PHOTO CREDIT: Getty Images
In 2003, as Casey Crawford put on his Super Bowl championship ring, deep down he knew he had suited up for the last time. During his three-year NFL stint, he'd been hard at work during his offseasons learning everything he could about real estate. So the decision to 'retire' from the NFL wasn't a hard one.
Fast forward to 2017, Crawford is now the CEO of Movement Mortgage, which ranks at No. 1295 on this year's Inc. 5000 list.
I sat down with Crawford for an interview on the Follow My Lead podcast and the first thought that came to my mind when Crawford walked out of the room was: "That's the best CEO in America that no one has heard of."
The reason is simple, and it's something that every single entrepreneur can learn from: He lives the change he wants to make in the world, and his business is a vehicle to do it
Take, for example, the Movement Mortgage mission statement: "We exist to love and value people by leading a movement of change in our industry, corporate cultures and communities"
Crawford says it's not just a mission statement on a sign--it's something he and his team try to live out every day.

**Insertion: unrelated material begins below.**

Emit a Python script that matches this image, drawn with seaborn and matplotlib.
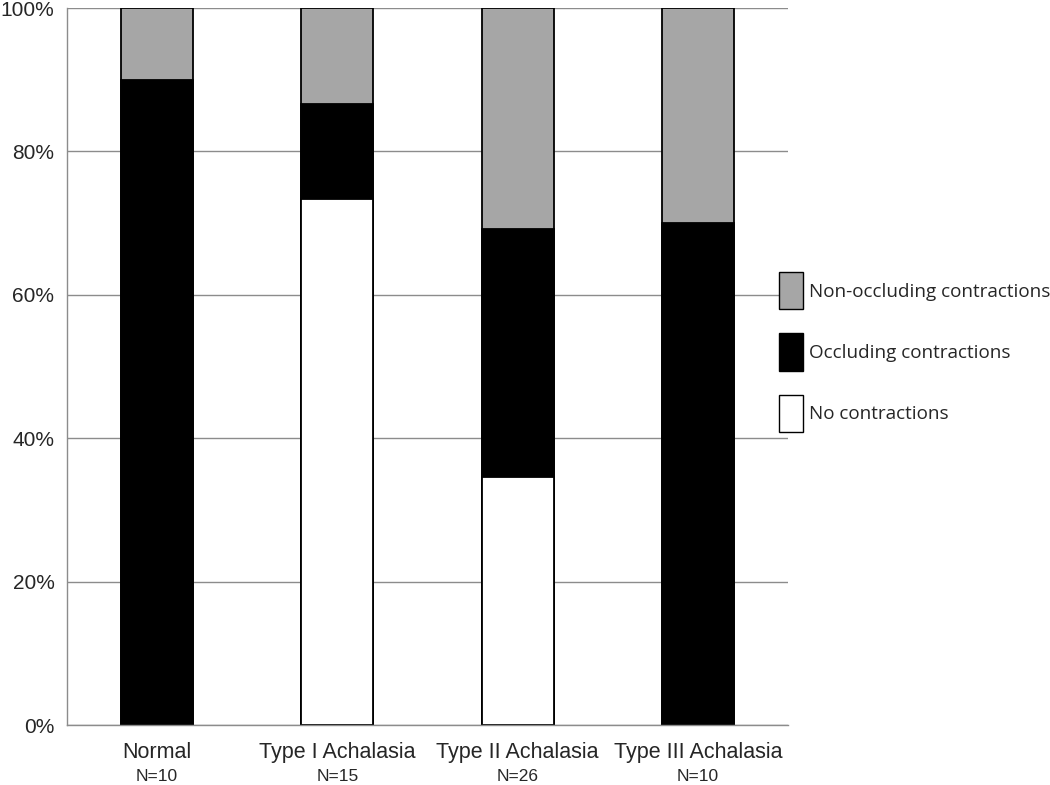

Focusing on an Industry in Turmoil
Anyone would call you crazy to think about building a mortgage business in 2008. The mortgage industry was nothing short of a mess as banks were failing, families were losing their homes, and greed had torn apart the bedrock of the U.S. economy, homeownership.
Crawford had gotten a major taste of the industry by starting another mortgage company in 2006 called Greenbrier Mortgage but just hadn't found the right business combination in such a tough and trying market. Even though Greenbrier wasn't an enormous success, Crawford and Movement Mortgage co-founder Toby Harris saw an opportunity not only from a business perspective but also to make an impact on the world.
Crawford had an eye-opening moment in the early days when his younger sister was trying to get her first loan. He told the mortgage loan officer to "take care of her, she is my sister"--and realized that he'd only really succeed if he and his team started treating customers and employees as if they were family.
Of course, you can't build a company purely around customer service. Movement's hook is a better mortgage process centered around technology. Most mortgages take a month or more from start to finish. Movement Mortgage uses a "6-7-1 process" (six hours in underwriting, seven days in processing, and one day in closing).
Interestingly, while over 70 percent of their loans meet this 6-7-1 process, rarely do people actually buy a house in eight days. It's more about the idea that Movement Mortgage--which processed $12 billion in loans last year--does things differently.
Corporate Culture Filled with Love
Crawford told me during our interview that he thinks consciously about culture every day:
"You spend more time and energy with the people you work with than your families, so it's extremely important to be a part of a culture that is fun, uplifting, helping you stay healthy and grow as a person. All we did was try to architect a company culture around the premise that people are worthy of love and value and we want to lift that up to help people be their best selves."
One way the company lives this out is through a program called, "Love Works." It's an optional program that has given over $1 million back to employees by inviting employees to give portions of their paychecks to a fund run by the Movement Foundation. The program is confidential and allows for any Movement employee to apply for financial assistance if unexpected need arises.
Not everyone participates--but the stories and impacts this program has delivered are culture-building. It provides a sense of community within the business.
The Community Needs to be Impacted as Well
Making an impact on the community is also at the core of Crawford's Christian faith. He says it's part of Movement's responsibility to change what corporations are known for, and one way to do that is to "serve those who are underserved."
After reading a study from Harvard University and Cal-Berkeley that Charlotte, North Carolina was ranked last for people born into poverty to move up the economic ladder, Crawford knew he and his team had to do something. They founded the Movement School: a charter school in Charlotte which opened its doors earlier this month. The Movement Foundation contributed $12 million.
One thing I know for sure: No matter what business you're in, Crawford's example of making the change he wants to see in the world through business is one to take seriously.